6 thoughts on “Egypt: Muslim and Christian human shields”

  1. I don’t pretend to know anything about Egyptian governance over the past 20 years, but… this does not sound like the actions of repressed peoples. If anything, this kind of activity hints at a society whose government allows (and has a long, reliable history of allowing) great freedom of expression and of religion – both of which are generally the first casualties of “new” regimes.

    Can someone more familiar elucidate? Something doesn’t jibe here, and recent reports (and US response) has seemed rather simplistic, given these kinds of facts on the ground.

  2. I’m no expert either, so here’s the US State Dept’s 2010 International Religious Freedom Report section on Egypt: the Mubarak regime doesn’t entirely repress the Coptic minority, but it doesn’t make things easy for them either.

    But that’s the government.

    This Reuters video report of the Eucharist in Tahrir Square today gives some sense of how comfortable the people of the two faiths feel with one another. Sadly, it focuses pretty much only on the “demonstration” aspect of the event — I personally would have liked to have seen the liturgical side covered by the news cameras, too.

  3. Thank you for the additional information, Charles. The video was especially moving: seeing the Cross and the Bible held aloft openly, and a Christian service broadcast with a microphone to all hearers. It gives me a vision to hang a prayer on for the whole region.

  4. Reuters called it a Mass, meaning (I presumed) the Eucharist or Divine Liturgy — I was wondering how they’d handle that outdoors, since (as far as I know) Copts would usually have an ikonostasis, with the mystery of the consecration taking place in the sanctuary, thus hidden from the sight of the congregation. Apparently, though, what is being called a “Mass” wasn’t a Eucharist but a prayer service.

  5. “I personally would have liked to have seen the liturgical side covered by the news cameras, too.”

    Virtually no one in the news media would even know what this means. Their lack of comprehension of religion, what it means, how it functions, how people respond to it, is one of their many inexcusable failures.
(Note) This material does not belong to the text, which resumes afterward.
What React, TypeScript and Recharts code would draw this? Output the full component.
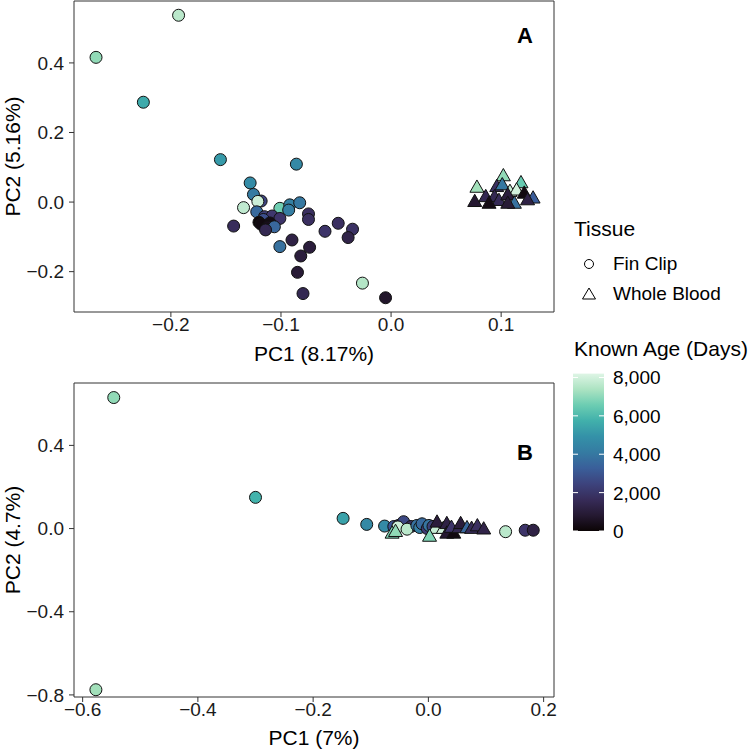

  6. The media don’t understand religion in general, and when they discuss religion in the Middle East they tend to draw false parallels between Christianity and Islam. Notions of church/state dichotomy and of clergy who operate in a separate and parallel realm from secular politics come from modern western Christianity and are alien to Islam. It’s possible for Muslims to express tolerance for Christian practice while also assuming that Muslims will rule and will define the parameters of minority behavior. IOW, Egyptian Muslims might tolerate Copts and even the Coptic church but be hostile to political assertiveness by Copts. It may be that there are many liberal Muslims who are ready to treat Christians as political equals, but that’s not the historical pattern, and I would hesitate to bet against the historical pattern without much more evidence of change in Egyptian Muslim public opinion.